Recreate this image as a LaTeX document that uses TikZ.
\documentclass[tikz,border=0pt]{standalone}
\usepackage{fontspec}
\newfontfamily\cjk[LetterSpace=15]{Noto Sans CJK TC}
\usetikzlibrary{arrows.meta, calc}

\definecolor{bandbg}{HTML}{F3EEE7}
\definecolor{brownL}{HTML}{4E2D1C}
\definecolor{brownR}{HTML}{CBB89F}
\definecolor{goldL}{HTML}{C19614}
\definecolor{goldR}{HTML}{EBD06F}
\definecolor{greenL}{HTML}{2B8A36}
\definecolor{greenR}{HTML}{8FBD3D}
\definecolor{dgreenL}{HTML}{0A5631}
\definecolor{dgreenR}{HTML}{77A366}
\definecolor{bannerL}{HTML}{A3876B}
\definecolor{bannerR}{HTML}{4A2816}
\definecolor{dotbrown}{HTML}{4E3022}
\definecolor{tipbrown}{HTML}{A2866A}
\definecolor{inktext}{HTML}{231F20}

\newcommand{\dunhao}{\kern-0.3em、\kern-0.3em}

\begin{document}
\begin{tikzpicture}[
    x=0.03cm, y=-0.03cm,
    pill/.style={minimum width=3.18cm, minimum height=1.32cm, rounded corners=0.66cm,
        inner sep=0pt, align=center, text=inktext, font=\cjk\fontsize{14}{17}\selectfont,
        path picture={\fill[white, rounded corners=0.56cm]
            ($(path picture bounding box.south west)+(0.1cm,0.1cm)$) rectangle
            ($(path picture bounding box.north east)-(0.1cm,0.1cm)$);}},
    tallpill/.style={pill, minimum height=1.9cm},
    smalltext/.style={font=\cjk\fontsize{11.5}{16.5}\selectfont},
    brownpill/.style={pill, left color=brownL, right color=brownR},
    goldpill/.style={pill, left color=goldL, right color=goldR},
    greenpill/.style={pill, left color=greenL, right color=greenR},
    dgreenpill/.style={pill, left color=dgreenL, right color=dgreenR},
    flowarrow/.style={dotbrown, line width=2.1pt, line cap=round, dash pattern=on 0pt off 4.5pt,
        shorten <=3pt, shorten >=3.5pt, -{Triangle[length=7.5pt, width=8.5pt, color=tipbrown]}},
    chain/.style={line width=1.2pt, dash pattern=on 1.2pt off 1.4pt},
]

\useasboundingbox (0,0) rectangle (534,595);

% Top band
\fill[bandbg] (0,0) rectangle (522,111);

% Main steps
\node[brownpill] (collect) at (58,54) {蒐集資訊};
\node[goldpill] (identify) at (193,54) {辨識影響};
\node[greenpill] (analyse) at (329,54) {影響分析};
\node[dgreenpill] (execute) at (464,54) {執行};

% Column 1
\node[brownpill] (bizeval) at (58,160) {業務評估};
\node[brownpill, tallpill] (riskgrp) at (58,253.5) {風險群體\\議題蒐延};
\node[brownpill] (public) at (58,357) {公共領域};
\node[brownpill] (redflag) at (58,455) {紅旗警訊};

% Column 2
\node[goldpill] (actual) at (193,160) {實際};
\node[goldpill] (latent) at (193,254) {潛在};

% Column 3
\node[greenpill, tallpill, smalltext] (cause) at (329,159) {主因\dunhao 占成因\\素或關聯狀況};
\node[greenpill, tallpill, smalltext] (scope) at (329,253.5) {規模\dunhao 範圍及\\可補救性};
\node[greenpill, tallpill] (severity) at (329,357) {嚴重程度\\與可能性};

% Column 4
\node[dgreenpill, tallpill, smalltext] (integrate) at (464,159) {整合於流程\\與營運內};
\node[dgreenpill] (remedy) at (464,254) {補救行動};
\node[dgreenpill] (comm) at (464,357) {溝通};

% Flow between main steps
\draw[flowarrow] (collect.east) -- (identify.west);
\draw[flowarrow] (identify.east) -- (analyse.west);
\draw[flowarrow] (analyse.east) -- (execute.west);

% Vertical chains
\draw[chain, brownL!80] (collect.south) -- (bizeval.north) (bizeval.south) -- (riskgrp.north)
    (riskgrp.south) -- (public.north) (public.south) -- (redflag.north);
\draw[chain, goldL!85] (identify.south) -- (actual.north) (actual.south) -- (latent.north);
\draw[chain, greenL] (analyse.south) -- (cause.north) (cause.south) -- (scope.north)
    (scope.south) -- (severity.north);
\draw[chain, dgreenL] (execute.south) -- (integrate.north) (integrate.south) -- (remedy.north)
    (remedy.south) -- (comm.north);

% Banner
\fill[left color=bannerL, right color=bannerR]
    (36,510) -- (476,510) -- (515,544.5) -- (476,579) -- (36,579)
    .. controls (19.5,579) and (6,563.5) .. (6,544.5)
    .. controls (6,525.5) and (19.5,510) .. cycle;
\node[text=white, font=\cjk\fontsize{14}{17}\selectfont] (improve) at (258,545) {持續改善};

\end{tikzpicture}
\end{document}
########################################
** WHAT TO DO **
Please repeat the listing exactly, with nothing left out.

** COMPLETE OUTPUT **
Recreate this image as a LaTeX document that uses TikZ.
\documentclass[tikz,border=0pt]{standalone}
\usepackage{fontspec}
\newfontfamily\cjk[LetterSpace=15]{Noto Sans CJK TC}
\usetikzlibrary{arrows.meta, calc}

\definecolor{bandbg}{HTML}{F3EEE7}
\definecolor{brownL}{HTML}{4E2D1C}
\definecolor{brownR}{HTML}{CBB89F}
\definecolor{goldL}{HTML}{C19614}
\definecolor{goldR}{HTML}{EBD06F}
\definecolor{greenL}{HTML}{2B8A36}
\definecolor{greenR}{HTML}{8FBD3D}
\definecolor{dgreenL}{HTML}{0A5631}
\definecolor{dgreenR}{HTML}{77A366}
\definecolor{bannerL}{HTML}{A3876B}
\definecolor{bannerR}{HTML}{4A2816}
\definecolor{dotbrown}{HTML}{4E3022}
\definecolor{tipbrown}{HTML}{A2866A}
\definecolor{inktext}{HTML}{231F20}

\newcommand{\dunhao}{\kern-0.3em、\kern-0.3em}

\begin{document}
\begin{tikzpicture}[
    x=0.03cm, y=-0.03cm,
    pill/.style={minimum width=3.18cm, minimum height=1.32cm, rounded corners=0.66cm,
        inner sep=0pt, align=center, text=inktext, font=\cjk\fontsize{14}{17}\selectfont,
        path picture={\fill[white, rounded corners=0.56cm]
            ($(path picture bounding box.south west)+(0.1cm,0.1cm)$) rectangle
            ($(path picture bounding box.north east)-(0.1cm,0.1cm)$);}},
    tallpill/.style={pill, minimum height=1.9cm},
    smalltext/.style={font=\cjk\fontsize{11.5}{16.5}\selectfont},
    brownpill/.style={pill, left color=brownL, right color=brownR},
    goldpill/.style={pill, left color=goldL, right color=goldR},
    greenpill/.style={pill, left color=greenL, right color=greenR},
    dgreenpill/.style={pill, left color=dgreenL, right color=dgreenR},
    flowarrow/.style={dotbrown, line width=2.1pt, line cap=round, dash pattern=on 0pt off 4.5pt,
        shorten <=3pt, shorten >=3.5pt, -{Triangle[length=7.5pt, width=8.5pt, color=tipbrown]}},
    chain/.style={line width=1.2pt, dash pattern=on 1.2pt off 1.4pt},
]

\useasboundingbox (0,0) rectangle (534,595);

% Top band
\fill[bandbg] (0,0) rectangle (522,111);

% Main steps
\node[brownpill] (collect) at (58,54) {蒐集資訊};
\node[goldpill] (identify) at (193,54) {辨識影響};
\node[greenpill] (analyse) at (329,54) {影響分析};
\node[dgreenpill] (execute) at (464,54) {執行};

% Column 1
\node[brownpill] (bizeval) at (58,160) {業務評估};
\node[brownpill, tallpill] (riskgrp) at (58,253.5) {風險群體\\議題蒐延};
\node[brownpill] (public) at (58,357) {公共領域};
\node[brownpill] (redflag) at (58,455) {紅旗警訊};

% Column 2
\node[goldpill] (actual) at (193,160) {實際};
\node[goldpill] (latent) at (193,254) {潛在};

% Column 3
\node[greenpill, tallpill, smalltext] (cause) at (329,159) {主因\dunhao 占成因\\素或關聯狀況};
\node[greenpill, tallpill, smalltext] (scope) at (329,253.5) {規模\dunhao 範圍及\\可補救性};
\node[greenpill, tallpill] (severity) at (329,357) {嚴重程度\\與可能性};

% Column 4
\node[dgreenpill, tallpill, smalltext] (integrate) at (464,159) {整合於流程\\與營運內};
\node[dgreenpill] (remedy) at (464,254) {補救行動};
\node[dgreenpill] (comm) at (464,357) {溝通};

% Flow between main steps
\draw[flowarrow] (collect.east) -- (identify.west);
\draw[flowarrow] (identify.east) -- (analyse.west);
\draw[flowarrow] (analyse.east) -- (execute.west);

% Vertical chains
\draw[chain, brownL!80] (collect.south) -- (bizeval.north) (bizeval.south) -- (riskgrp.north)
    (riskgrp.south) -- (public.north) (public.south) -- (redflag.north);
\draw[chain, goldL!85] (identify.south) -- (actual.north) (actual.south) -- (latent.north);
\draw[chain, greenL] (analyse.south) -- (cause.north) (cause.south) -- (scope.north)
    (scope.south) -- (severity.north);
\draw[chain, dgreenL] (execute.south) -- (integrate.north) (integrate.south) -- (remedy.north)
    (remedy.south) -- (comm.north);

% Banner
\fill[left color=bannerL, right color=bannerR]
    (36,510) -- (476,510) -- (515,544.5) -- (476,579) -- (36,579)
    .. controls (19.5,579) and (6,563.5) .. (6,544.5)
    .. controls (6,525.5) and (19.5,510) .. cycle;
\node[text=white, font=\cjk\fontsize{14}{17}\selectfont] (improve) at (258,545) {持續改善};

\end{tikzpicture}
\end{document}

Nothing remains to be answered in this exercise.